§ **Written exercise**: Reproduce all the material exactly, minus any pictures it holds.

§ **Data excerpt**:
>> BEGIN
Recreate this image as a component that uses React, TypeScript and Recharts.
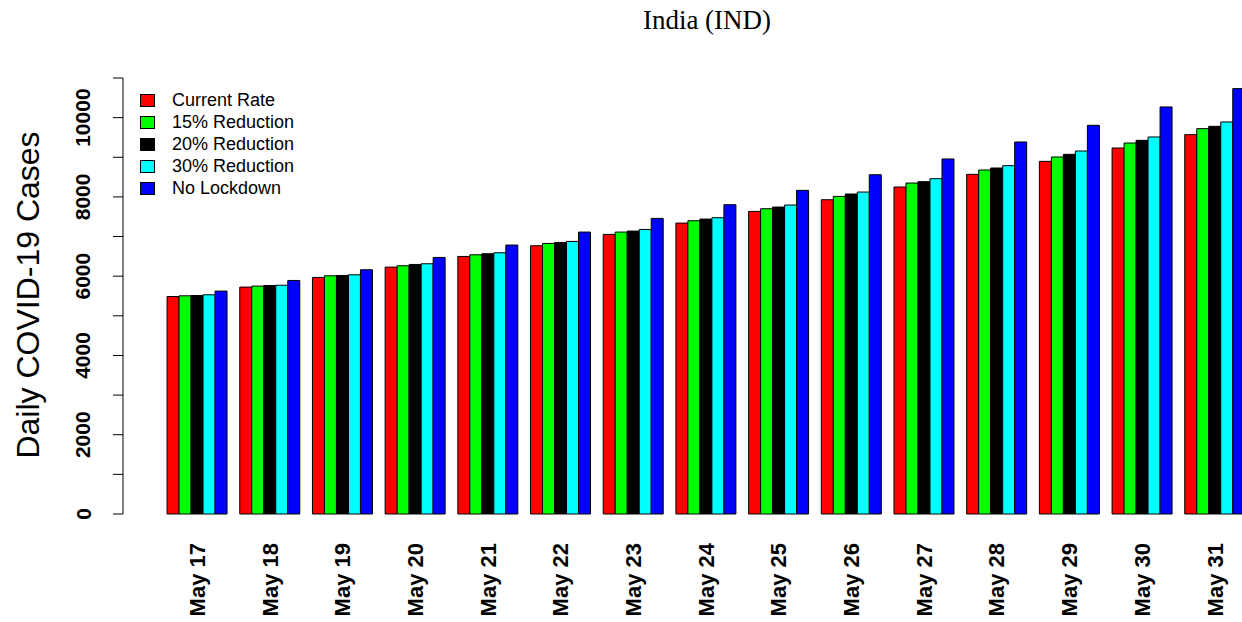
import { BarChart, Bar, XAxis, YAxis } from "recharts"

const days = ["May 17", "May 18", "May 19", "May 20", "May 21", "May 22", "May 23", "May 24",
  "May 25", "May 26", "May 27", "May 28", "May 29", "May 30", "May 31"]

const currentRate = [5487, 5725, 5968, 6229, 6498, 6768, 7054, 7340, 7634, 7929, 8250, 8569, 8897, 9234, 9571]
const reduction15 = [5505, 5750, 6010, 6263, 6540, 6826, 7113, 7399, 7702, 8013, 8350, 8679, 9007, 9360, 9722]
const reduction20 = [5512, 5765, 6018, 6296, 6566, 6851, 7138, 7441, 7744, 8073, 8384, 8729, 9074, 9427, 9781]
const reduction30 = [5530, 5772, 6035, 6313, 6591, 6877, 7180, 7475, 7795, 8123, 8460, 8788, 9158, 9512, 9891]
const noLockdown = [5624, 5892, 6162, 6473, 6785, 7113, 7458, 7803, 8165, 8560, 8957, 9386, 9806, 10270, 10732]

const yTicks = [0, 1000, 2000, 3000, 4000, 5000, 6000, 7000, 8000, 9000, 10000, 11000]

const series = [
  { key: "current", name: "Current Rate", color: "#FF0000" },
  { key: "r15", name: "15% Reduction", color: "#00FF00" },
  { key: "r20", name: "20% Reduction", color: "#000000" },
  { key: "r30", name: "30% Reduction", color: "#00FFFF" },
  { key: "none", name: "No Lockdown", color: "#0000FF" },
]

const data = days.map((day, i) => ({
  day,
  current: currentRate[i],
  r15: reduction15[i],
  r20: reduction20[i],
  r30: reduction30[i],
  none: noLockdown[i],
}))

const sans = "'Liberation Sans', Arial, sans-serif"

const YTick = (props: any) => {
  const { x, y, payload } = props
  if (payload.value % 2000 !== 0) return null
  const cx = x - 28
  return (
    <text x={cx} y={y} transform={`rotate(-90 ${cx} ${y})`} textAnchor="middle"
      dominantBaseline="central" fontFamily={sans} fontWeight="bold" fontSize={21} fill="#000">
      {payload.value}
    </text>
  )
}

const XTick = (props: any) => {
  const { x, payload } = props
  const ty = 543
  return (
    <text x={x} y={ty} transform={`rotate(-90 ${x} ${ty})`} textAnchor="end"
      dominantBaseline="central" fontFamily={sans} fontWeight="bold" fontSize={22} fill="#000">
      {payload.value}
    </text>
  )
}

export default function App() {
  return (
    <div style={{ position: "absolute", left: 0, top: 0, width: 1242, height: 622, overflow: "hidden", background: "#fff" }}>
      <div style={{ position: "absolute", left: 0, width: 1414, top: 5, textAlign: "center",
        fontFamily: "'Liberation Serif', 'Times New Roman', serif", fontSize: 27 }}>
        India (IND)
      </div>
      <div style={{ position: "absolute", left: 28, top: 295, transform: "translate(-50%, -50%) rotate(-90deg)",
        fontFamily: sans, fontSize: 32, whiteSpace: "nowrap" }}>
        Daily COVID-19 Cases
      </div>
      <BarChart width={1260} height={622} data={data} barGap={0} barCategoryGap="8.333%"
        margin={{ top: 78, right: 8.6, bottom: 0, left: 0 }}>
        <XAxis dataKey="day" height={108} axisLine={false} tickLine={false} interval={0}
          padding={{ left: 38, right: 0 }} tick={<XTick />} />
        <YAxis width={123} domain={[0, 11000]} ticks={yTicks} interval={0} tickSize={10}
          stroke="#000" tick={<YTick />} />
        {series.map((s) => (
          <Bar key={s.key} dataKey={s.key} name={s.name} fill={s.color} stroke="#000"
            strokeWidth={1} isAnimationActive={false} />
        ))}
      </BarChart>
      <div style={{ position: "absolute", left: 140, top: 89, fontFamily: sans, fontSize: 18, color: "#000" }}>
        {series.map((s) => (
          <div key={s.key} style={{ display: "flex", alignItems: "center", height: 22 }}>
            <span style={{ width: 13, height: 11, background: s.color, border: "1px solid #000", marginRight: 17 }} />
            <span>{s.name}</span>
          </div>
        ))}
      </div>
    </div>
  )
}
>> END
§ **Task response**:
Recreate this image as a component that uses React, TypeScript and Recharts.
import { BarChart, Bar, XAxis, YAxis } from "recharts"

const days = ["May 17", "May 18", "May 19", "May 20", "May 21", "May 22", "May 23", "May 24",
  "May 25", "May 26", "May 27", "May 28", "May 29", "May 30", "May 31"]

const currentRate = [5487, 5725, 5968, 6229, 6498, 6768, 7054, 7340, 7634, 7929, 8250, 8569, 8897, 9234, 9571]
const reduction15 = [5505, 5750, 6010, 6263, 6540, 6826, 7113, 7399, 7702, 8013, 8350, 8679, 9007, 9360, 9722]
const reduction20 = [5512, 5765, 6018, 6296, 6566, 6851, 7138, 7441, 7744, 8073, 8384, 8729, 9074, 9427, 9781]
const reduction30 = [5530, 5772, 6035, 6313, 6591, 6877, 7180, 7475, 7795, 8123, 8460, 8788, 9158, 9512, 9891]
const noLockdown = [5624, 5892, 6162, 6473, 6785, 7113, 7458, 7803, 8165, 8560, 8957, 9386, 9806, 10270, 10732]

const yTicks = [0, 1000, 2000, 3000, 4000, 5000, 6000, 7000, 8000, 9000, 10000, 11000]

const series = [
  { key: "current", name: "Current Rate", color: "#FF0000" },
  { key: "r15", name: "15% Reduction", color: "#00FF00" },
  { key: "r20", name: "20% Reduction", color: "#000000" },
  { key: "r30", name: "30% Reduction", color: "#00FFFF" },
  { key: "none", name: "No Lockdown", color: "#0000FF" },
]

const data = days.map((day, i) => ({
  day,
  current: currentRate[i],
  r15: reduction15[i],
  r20: reduction20[i],
  r30: reduction30[i],
  none: noLockdown[i],
}))

const sans = "'Liberation Sans', Arial, sans-serif"

const YTick = (props: any) => {
  const { x, y, payload } = props
  if (payload.value % 2000 !== 0) return null
  const cx = x - 28
  return (
    <text x={cx} y={y} transform={`rotate(-90 ${cx} ${y})`} textAnchor="middle"
      dominantBaseline="central" fontFamily={sans} fontWeight="bold" fontSize={21} fill="#000">
      {payload.value}
    </text>
  )
}

const XTick = (props: any) => {
  const { x, payload } = props
  const ty = 543
  return (
    <text x={x} y={ty} transform={`rotate(-90 ${x} ${ty})`} textAnchor="end"
      dominantBaseline="central" fontFamily={sans} fontWeight="bold" fontSize={22} fill="#000">
      {payload.value}
    </text>
  )
}

export default function App() {
  return (
    <div style={{ position: "absolute", left: 0, top: 0, width: 1242, height: 622, overflow: "hidden", background: "#fff" }}>
      <div style={{ position: "absolute", left: 0, width: 1414, top: 5, textAlign: "center",
        fontFamily: "'Liberation Serif', 'Times New Roman', serif", fontSize: 27 }}>
        India (IND)
      </div>
      <div style={{ position: "absolute", left: 28, top: 295, transform: "translate(-50%, -50%) rotate(-90deg)",
        fontFamily: sans, fontSize: 32, whiteSpace: "nowrap" }}>
        Daily COVID-19 Cases
      </div>
      <BarChart width={1260} height={622} data={data} barGap={0} barCategoryGap="8.333%"
        margin={{ top: 78, right: 8.6, bottom: 0, left: 0 }}>
        <XAxis dataKey="day" height={108} axisLine={false} tickLine={false} interval={0}
          padding={{ left: 38, right: 0 }} tick={<XTick />} />
        <YAxis width={123} domain={[0, 11000]} ticks={yTicks} interval={0} tickSize={10}
          stroke="#000" tick={<YTick />} />
        {series.map((s) => (
          <Bar key={s.key} dataKey={s.key} name={s.name} fill={s.color} stroke="#000"
            strokeWidth={1} isAnimationActive={false} />
        ))}
      </BarChart>
      <div style={{ position: "absolute", left: 140, top: 89, fontFamily: sans, fontSize: 18, color: "#000" }}>
        {series.map((s) => (
          <div key={s.key} style={{ display: "flex", alignItems: "center", height: 22 }}>
            <span style={{ width: 13, height: 11, background: s.color, border: "1px solid #000", marginRight: 17 }} />
            <span>{s.name}</span>
          </div>
        ))}
      </div>
    </div>
  )
}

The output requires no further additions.